● SOURCE MATERIAL
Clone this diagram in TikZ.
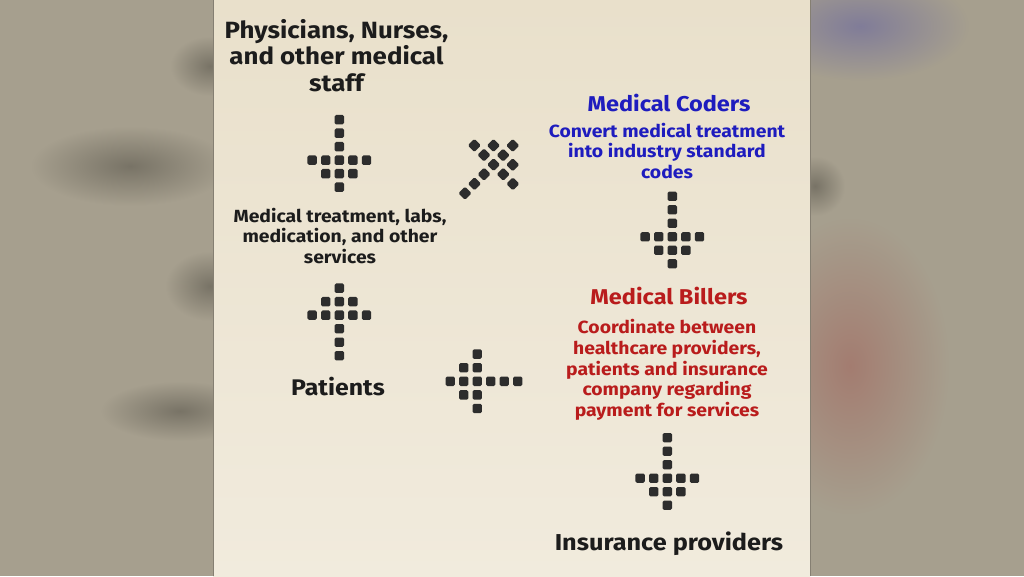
\documentclass[tikz,border=0pt]{standalone}
\usepackage{fontspec}
\setmainfont{Fira Sans}[FakeStretch=1.1]
\usetikzlibrary{calc}
\definecolor{sidebg}{RGB}{166,159,142}
\definecolor{paneltop}{RGB}{233,224,203}
\definecolor{panelbot}{RGB}{241,235,221}
\definecolor{dotcol}{RGB}{45,45,45}
\definecolor{txtblack}{RGB}{28,28,28}
\definecolor{coderblue}{RGB}{30,28,190}
\definecolor{billred}{RGB}{185,28,28}
\definecolor{blobdark}{RGB}{120,115,102}
\definecolor{blobblue}{RGB}{128,124,152}
\definecolor{blobred}{RGB}{163,124,112}
\tikzset{
  dotsq/.style={fill=dotcol, rounded corners=1.5pt},
  pics/dotarrow/.style={code={
    \foreach \px/\py in {0/0,0/-1,0/-2,-2/-3,-1/-3,0/-3,1/-3,2/-3,-1/-4,0/-4,1/-4,0/-5}
      {\fill[dotsq] ($(\px*13.6,\py*13.5)+(-4.7,-4.7)$) rectangle ($(\px*13.6,\py*13.5)+(4.7,4.7)$);}
  }},
  bigtxt/.style={align=center, text=txtblack, font=\fontsize{23.5}{26.5}\selectfont\bfseries, inner sep=0pt},
  headtxt/.style={align=center, font=\fontsize{21.4}{26}\selectfont\bfseries, inner sep=0pt},
  smalltxt/.style={align=center, text=txtblack, font=\fontsize{17.6}{20.6}\selectfont\bfseries, inner sep=0pt},
}
\begin{document}
\begin{tikzpicture}[x=1pt,y=1pt]
\useasboundingbox (0,0) rectangle (1024,576);
% side background
\fill[sidebg] (0,0) rectangle (1024,576);
\shade[inner color=blobdark, outer color=sidebg] (130,410) ellipse (100 and 40);
\shade[inner color=blobdark, outer color=sidebg] (210,510) ellipse (40 and 30);
\shade[inner color=blobdark, outer color=sidebg] (210,290) ellipse (45 and 35);
\shade[inner color=blobdark, outer color=sidebg] (180,165) ellipse (80 and 30);
\shade[inner color=blobblue, outer color=sidebg] (860,550) ellipse (110 and 55);
\shade[inner color=blobdark, outer color=sidebg] (815,390) ellipse (30 and 30);
\shade[inner color=blobred, outer color=sidebg] (850,210) ellipse (100 and 150);
% panel
\shade[top color=paneltop, bottom color=panelbot] (213,0) rectangle (810,576);
\draw[line width=0.8pt, color=sidebg!80!black] (213,0) -- (213,576);
\draw[line width=0.8pt, color=sidebg!80!black] (810,0) -- (810,576);

% texts
\node[bigtxt] (phys) at (336.5,520.5) {Physicians, Nurses,\\and other medical\\staff};
\node[headtxt, text=coderblue] (coders) at (669,473) {Medical Coders};
\node[smalltxt, text=coderblue] (coderdesc) at (667,425) {Convert medical treatment\\into industry standard\\codes};
\node[smalltxt] (treat) at (340,340) {Medical treatment, labs,\\medication, and other\\services};
\node[bigtxt, font=\fontsize{22.6}{26}\selectfont\bfseries] (patients) at (338,189) {Patients};
\node[headtxt, text=billred] (billers) at (669,280) {Medical Billers};
\node[smalltxt, text=billred] (billdesc) at (667,206) {Coordinate between\\healthcare providers,\\patients and insurance\\company regarding\\payment for services};
\node[bigtxt, font=\fontsize{23}{26}\selectfont\bfseries] (insurance) at (669,32) {Insurance providers};

% dotted arrows
\coordinate (a1) at (339.3,456.3);
\coordinate (a2) at (465,382.7);
\coordinate (a3) at (672.3,379.7);
\coordinate (a4) at (339.3,220.3);
\coordinate (a5) at (517.7,194.7);
\coordinate (a6) at (667.3,138.3);
\pic at (a1) {dotarrow};
\pic[rotate=135] at (a2) {dotarrow};
\pic at (a3) {dotarrow};
\pic[rotate=180] at (a4) {dotarrow};
\pic[rotate=-90] at (a5) {dotarrow};
\pic at (a6) {dotarrow};
\end{tikzpicture}
\end{document}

● WHAT IS REQUIRED
Take the lines from the start of the material to the line with "(810,0) -- (810,576);", both included, and transcribe them exactly without the pictures.

● EXERCISE SOLUTION
Clone this diagram in TikZ.
\documentclass[tikz,border=0pt]{standalone}
\usepackage{fontspec}
\setmainfont{Fira Sans}[FakeStretch=1.1]
\usetikzlibrary{calc}
\definecolor{sidebg}{RGB}{166,159,142}
\definecolor{paneltop}{RGB}{233,224,203}
\definecolor{panelbot}{RGB}{241,235,221}
\definecolor{dotcol}{RGB}{45,45,45}
\definecolor{txtblack}{RGB}{28,28,28}
\definecolor{coderblue}{RGB}{30,28,190}
\definecolor{billred}{RGB}{185,28,28}
\definecolor{blobdark}{RGB}{120,115,102}
\definecolor{blobblue}{RGB}{128,124,152}
\definecolor{blobred}{RGB}{163,124,112}
\tikzset{
  dotsq/.style={fill=dotcol, rounded corners=1.5pt},
  pics/dotarrow/.style={code={
    \foreach \px/\py in {0/0,0/-1,0/-2,-2/-3,-1/-3,0/-3,1/-3,2/-3,-1/-4,0/-4,1/-4,0/-5}
      {\fill[dotsq] ($(\px*13.6,\py*13.5)+(-4.7,-4.7)$) rectangle ($(\px*13.6,\py*13.5)+(4.7,4.7)$);}
  }},
  bigtxt/.style={align=center, text=txtblack, font=\fontsize{23.5}{26.5}\selectfont\bfseries, inner sep=0pt},
  headtxt/.style={align=center, font=\fontsize{21.4}{26}\selectfont\bfseries, inner sep=0pt},
  smalltxt/.style={align=center, text=txtblack, font=\fontsize{17.6}{20.6}\selectfont\bfseries, inner sep=0pt},
}
\begin{document}
\begin{tikzpicture}[x=1pt,y=1pt]
\useasboundingbox (0,0) rectangle (1024,576);
% side background
\fill[sidebg] (0,0) rectangle (1024,576);
\shade[inner color=blobdark, outer color=sidebg] (130,410) ellipse (100 and 40);
\shade[inner color=blobdark, outer color=sidebg] (210,510) ellipse (40 and 30);
\shade[inner color=blobdark, outer color=sidebg] (210,290) ellipse (45 and 35);
\shade[inner color=blobdark, outer color=sidebg] (180,165) ellipse (80 and 30);
\shade[inner color=blobblue, outer color=sidebg] (860,550) ellipse (110 and 55);
\shade[inner color=blobdark, outer color=sidebg] (815,390) ellipse (30 and 30);
\shade[inner color=blobred, outer color=sidebg] (850,210) ellipse (100 and 150);
% panel
\shade[top color=paneltop, bottom color=panelbot] (213,0) rectangle (810,576);
\draw[line width=0.8pt, color=sidebg!80!black] (213,0) -- (213,576);
\draw[line width=0.8pt, color=sidebg!80!black] (810,0) -- (810,576);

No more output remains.